Welding Defects Guide: Types, Causes, How to Detect and Prevent.

Dimensional imperfections

Dimensional imperfections refer to issues in the shape or size of the weld bead, which can impact the weld’s structural integrity and durability. These defects often result from incorrect welding techniques or improper filler metal application, leading to weak joints or excessive material on the weld. 

Discontinuities

Discontinuities are imperfections that interrupt the uniformity of the weld, creating areas of weakness that may compromise the overall strength and reliability of the welded joint. These defects can result from poor welding practices or environmental factors during the welding process. 

Surface Defects

Surface defects refer to imperfections that appear on the weld's surface, impacting both its appearance and, potentially, its structural integrity. These defects often arise from issues like contamination, rapid cooling, or inconsistent welding techniques. Surface defects can weaken the weld by creating stress concentration points or by allowing external elements, like moisture or corrosive agents, to penetrate, which may lead to further degradation.

Metallurgical Defects

Imperfections related to the material properties and structural composition of the weld. These issues often arise due to improper heat treatment, rapid cooling, or variations in the composition of the weld and base metals. Metallurgical defects can weaken the weld by creating areas with different hardness, brittleness, or strength, leading to potential failure under stress. They may also affect the weld's resistance to corrosion or impact, depending on the environment and the welding process. 

The reduced weld volume directly impacts the joint's load distribution, making it vulnerable in applications with dynamic or concentrated stress points. Underfill welds often require rework in industrial settings, where precision and safety are paramount.

• Low Filler Metal Input: Insufficient filler metal during welding.
• Low Heat Input: Inadequate heat input creates a concave, undersized weld bead.
• Inappropriate Travel Speed: Improper travel speed fails to allow adequate material deposition.

• Increase filler metal deposition to create an adequately sized weld bead and avoid concave profiles.
• Adjust heat input to enable full coverage across the joint; maintain steady travel speed for uniformity.
• Apply multiple passes if needed to achieve the required thickness for load-bearing joints.

The reduced weld volume directly impacts the joint's load distribution, making it vulnerable in applications with dynamic or concentrated stress points.

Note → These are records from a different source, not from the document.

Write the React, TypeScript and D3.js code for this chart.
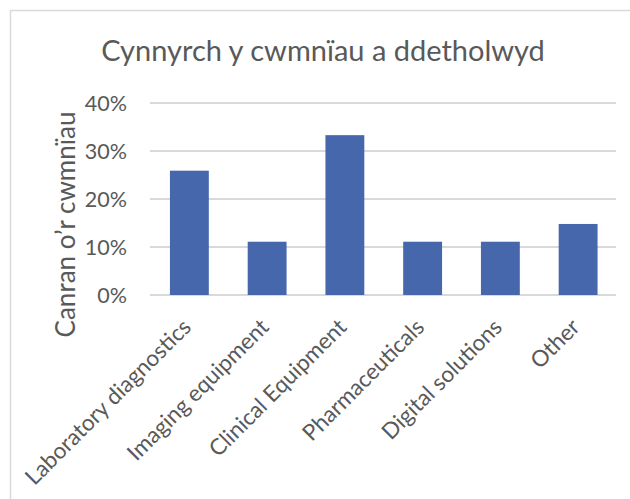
import React from "react";
import * as d3 from "d3";

const categories = [
  "Laboratory diagnostics",
  "Imaging equipment",
  "Clinical Equipment",
  "Pharmaceuticals",
  "Digital solutions",
  "Other",
];
const values = [25.9, 11.1, 33.3, 11.1, 11.1, 14.8];
const yTicks = [0, 10, 20, 30, 40];
const title = "Cynnyrch y cwmnïau a ddetholwyd";
const yTitle = "Canran o’r cwmnïau";

const W = 630;
const H = 499;
const FONT = "Lato, 'Open Sans', sans-serif";
const TEXT = "#595959";
const GRID = "#d9d9d9";
const BAR = "#4767ad";

export default function App() {
  const plot = { left: 150.5, right: 617, top: 103, bottom: 295 };
  const x = d3
    .scaleBand<string>()
    .domain(categories)
    .range([plot.left, plot.right])
    .paddingInner(0.5)
    .paddingOuter(0.25);
  const y = d3.scaleLinear().domain([0, 40]).range([plot.bottom, plot.top]);

  return (
    <svg
      width={W}
      height={H}
      style={{ position: "absolute", left: 0, top: 0, display: "block", background: "#fff" }}
      fontFamily={FONT}
    >
      <rect x={0} y={0} width={W} height={H} fill="#fff" />
      <rect x={10.5} y={10.5} width={W + 10} height={H + 10} fill="none" stroke={GRID} strokeWidth={1.5} />
      <text x={323} y={60.5} textAnchor="middle" fontSize={29} fill={TEXT}>
        {title}
      </text>
      {yTicks.map((t) => (
        <g key={t}>
          <line x1={plot.left - 0.5} x2={plot.right - 1} y1={y(t)} y2={y(t)} stroke={GRID} strokeWidth={1.8} />
          <text x={127} y={y(t)} dy="0.36em" textAnchor="end" fontSize={21.5} fill={TEXT}>
            {t}%
          </text>
        </g>
      ))}
      {categories.map((c, i) => (
        <rect
          key={c}
          x={x(c)}
          y={y(values[i])}
          width={x.bandwidth()}
          height={y(0) - y(values[i])}
          fill={BAR}
        />
      ))}
      {categories.map((c) => (
        <text
          key={c}
          transform={`translate(${(x(c) as number) + x.bandwidth() / 2 + 3},328.5) rotate(-45)`}
          textAnchor="end"
          fontSize={22.5}
          fill={TEXT}
        >
          {c}
        </text>
      ))}
      <text
        transform={`translate(75,224.5) rotate(-90)`}
        textAnchor="middle"
        fontSize={26}
        fill={TEXT}
      >
        {yTitle}
      </text>
    </svg>
  );
}
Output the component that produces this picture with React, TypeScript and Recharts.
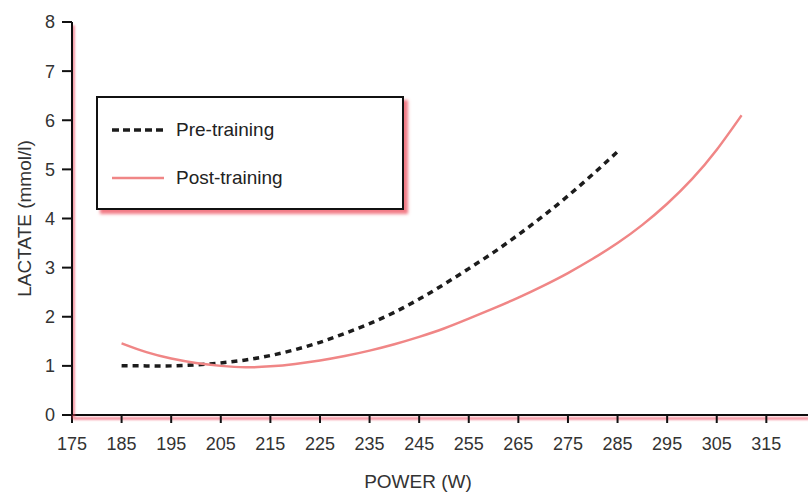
import React from 'react';
import { LineChart, Line, XAxis, YAxis, Legend } from 'recharts';

const power = [185, 190, 195, 200, 205, 210, 215, 220, 225, 230, 235, 240, 245, 250, 255, 260, 265, 270, 275, 280, 285, 290, 295, 300, 305, 310];
const preTraining = [1.0, 1.0, 1.0, 1.02, 1.06, 1.12, 1.21, 1.33, 1.48, 1.66, 1.86, 2.09, 2.36, 2.66, 2.98, 3.31, 3.67, 4.05, 4.46, 4.9, 5.36];
const postTraining = [1.46, 1.28, 1.15, 1.06, 1.0, 0.97, 0.99, 1.04, 1.11, 1.2, 1.31, 1.44, 1.59, 1.76, 1.96, 2.17, 2.39, 2.63, 2.89, 3.18, 3.5, 3.87, 4.3, 4.8, 5.4, 6.1];
const xTicks = [175, 185, 195, 205, 215, 225, 235, 245, 255, 265, 275, 285, 295, 305, 315];
const yTicks = [0, 1, 2, 3, 4, 5, 6, 7, 8];
const seriesNames = ['Pre-training', 'Post-training'];
const xTitle = 'POWER (W)';
const yTitle = 'LACTATE (mmol/l)';

const data = power.map((p, i) => ({
  power: p,
  pre: i < preTraining.length ? preTraining[i] : undefined,
  post: postTraining[i],
}));

const FONT = '"Liberation Sans", Arial, Helvetica, sans-serif';
const PRE_COLOR = '#1c1c1c';
const POST_COLOR = '#f08686';

const YTitle = (props: any) => {
  const vb = props.viewBox || { x: 0, y: 22, width: 72, height: 393 };
  const cx = vb.x + 24;
  const cy = vb.y + vb.height / 2;
  return (
    <text
      x={cx}
      y={cy}
      transform={`rotate(-90 ${cx} ${cy})`}
      textAnchor="middle"
      dominantBaseline="central"
      fill="#333"
      fontSize={19}
      fontFamily={FONT}
    >
      {yTitle}
    </text>
  );
};

const XTitle = (props: any) => {
  const vb = props.viewBox || { x: 72, y: 415, width: 736, height: 77 };
  const cx = vb.x + vb.width / 2 - 22;
  const cy = vb.y + 73;
  return (
    <text x={cx} y={cy} textAnchor="middle" fill="#333" fontSize={19} fontFamily={FONT}>
      {xTitle}
    </text>
  );
};

const renderLegend = () => (
  <div
    style={{
      width: 308,
      height: 114,
      boxSizing: 'border-box',
      border: '2px solid #111',
      background: '#fff',
      boxShadow: '4px 4px 3px rgba(238, 80, 95, 0.75)',
      position: 'relative',
      fontFamily: FONT,
      fontSize: 19,
      color: '#222',
    }}
  >
    {seriesNames.map((name, i) => (
      <div
        key={name}
        style={{ position: 'absolute', left: 13, top: i === 0 ? 20 : 68, height: 24, display: 'flex', alignItems: 'center' }}
      >
        <svg width={54} height={10} style={{ display: 'block' }}>
          {i === 0 ? (
            <line x1={1} y1={5} x2={53} y2={5} stroke={PRE_COLOR} strokeWidth={3.5} strokeDasharray="7 4" />
          ) : (
            <line x1={1} y1={5} x2={53} y2={5} stroke={POST_COLOR} strokeWidth={2.5} />
          )}
        </svg>
        <span style={{ marginLeft: 11, lineHeight: '24px', whiteSpace: 'nowrap' }}>{name}</span>
      </div>
    ))}
  </div>
);

export default function App() {
  return (
    <div style={{ position: 'absolute', left: 0, top: 0, width: 808, height: 492, background: '#fff' }}>
      <LineChart width={808} height={492} data={data} margin={{ top: 22, right: 0, bottom: 0, left: 0 }}>
        <defs>
          <filter id="axisShadow" filterUnits="userSpaceOnUse" x={0} y={0} width={808} height={492}>
            <feDropShadow dx={1.5} dy={3.5} stdDeviation={1.2} floodColor="#ee4a5c" floodOpacity={0.85} />
          </filter>
        </defs>
        <XAxis
          type="number"
          dataKey="power"
          domain={[175, 323.4]}
          allowDataOverflow
          ticks={xTicks}
          interval={0}
          height={77}
          tickSize={8}
          tickMargin={14}
          axisLine={{ stroke: '#111', strokeWidth: 2, filter: 'url(#axisShadow)' }}
          tickLine={{ stroke: '#111', strokeWidth: 2 }}
          tick={{ fill: '#333', fontSize: 18, fontFamily: FONT }}
          label={{ content: (p: any) => <XTitle {...p} /> }}
        />
        <YAxis
          type="number"
          domain={[0, 8]}
          allowDataOverflow
          ticks={yTicks}
          interval={0}
          width={72}
          tickSize={10}
          tickMargin={7}
          axisLine={{ stroke: '#111', strokeWidth: 2, filter: 'url(#axisShadow)' }}
          tickLine={{ stroke: '#111', strokeWidth: 2 }}
          tick={{ fill: '#333', fontSize: 18, fontFamily: FONT }}
          label={{ content: (p: any) => <YTitle {...p} /> }}
        />
        <Legend
          layout="horizontal"
          verticalAlign="middle"
          align="center"
          wrapperStyle={{ left: 96, top: 96, width: 308, height: 114 }}
          content={renderLegend}
        />
        <Line
          type="natural"
          dataKey="pre"
          name={seriesNames[0]}
          stroke={PRE_COLOR}
          strokeWidth={3.5}
          strokeDasharray="6 5"
          dot={false}
          activeDot={false}
          connectNulls={false}
          isAnimationActive={false}
        />
        <Line
          type="natural"
          dataKey="post"
          name={seriesNames[1]}
          stroke={POST_COLOR}
          strokeWidth={2.5}
          dot={false}
          activeDot={false}
          isAnimationActive={false}
        />
      </LineChart>
    </div>
  );
}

Under-filled welds often require rework in industrial settings, where precision and safety are paramount.

• Low Current Settings: Corriente insuficiente que no alcanza la profundidad necesaria en la junta.
• High Travel Speed: Velocidad alta que reduce la capacidad del arco para penetrar completamente.
• Improper Joint Fit-Up: Alineación deficiente de la junta que limita el acceso del arco a toda la superficie de la junta.

• Increase current to reach the required depth within the joint, ensuring robust penetration.
• Lower travel speed for improved penetration; adjust electrode angle for full access.
• Ensure a proper joint fit-up to allow full arc exposure across the entire joint surface.
  
  

Beyond aesthetic concerns, spatter can affect component fit-up in assemblies and requires post-weld cleanup. While spatter does not directly weaken the weld, it can compromise the precision and surface finish required in high-quality manufacturing.

• Excessive Current: High current expels metal particles from the weld pool.
• Improper Polarity: Incorrect polarity affects arc stability.
• Insufficient Shielding Gas: Low gas flow results in scattered particles on the surface.

• Lower welding current to prevent excessive molten metal expulsion.
• Adjust polarity to ensure a stable arc; direct shielding gas to protect against airborne particles.
• Use anti-spatter spray as needed, especially on surrounding areas of the workpiece.

Overlaps compromise the weld surface, reducing its corrosion resistance and creating potential points of weakness. This flaw is particularly detrimental in applications that require strict surface integrity, as it undermines the weld’s longevity and resistance to environmental degradation.

• High Welding Speed: Fast welding allows molten metal to flow onto the surface without bonding.
• Excessive Filler Metal: Too much filler metal is deposited without enough fusion control.
• Inadequate Heat Distribution: Insufficient heat distribution prevents bonding with the base metal.

• Lower the welding current to avoid excessive heat at the edges of the weld.
• Reduce travel speed to allow more bonding time; maintain a 5-15° electrode angle for even heat distribution.
• Use a weave technique to fill the edges effectively, especially on vertical welds.

Cracks represent a serious risk to structural integrity, serving as focal points for failure under cyclic or static loading. In industries such as aerospace, where component reliability is paramount, the presence of cracks necessitates comprehensive inspection and quality control.

• Rapid Cooling: Fast cooling induces internal stresses in the metal.
• Material Incompatibility: Materials with different thermal expansion rates cause tension.
• Residual Stresses: Residual stresses from improper welding techniques.

• Control the cooling rate to reduce residual stresses; preheat the material to slow cooling if needed.
• Use materials with compatible thermal expansion properties to minimize stress-related cracking.
• Employ a post-weld heat treatment when working with high-strength or brittle materials.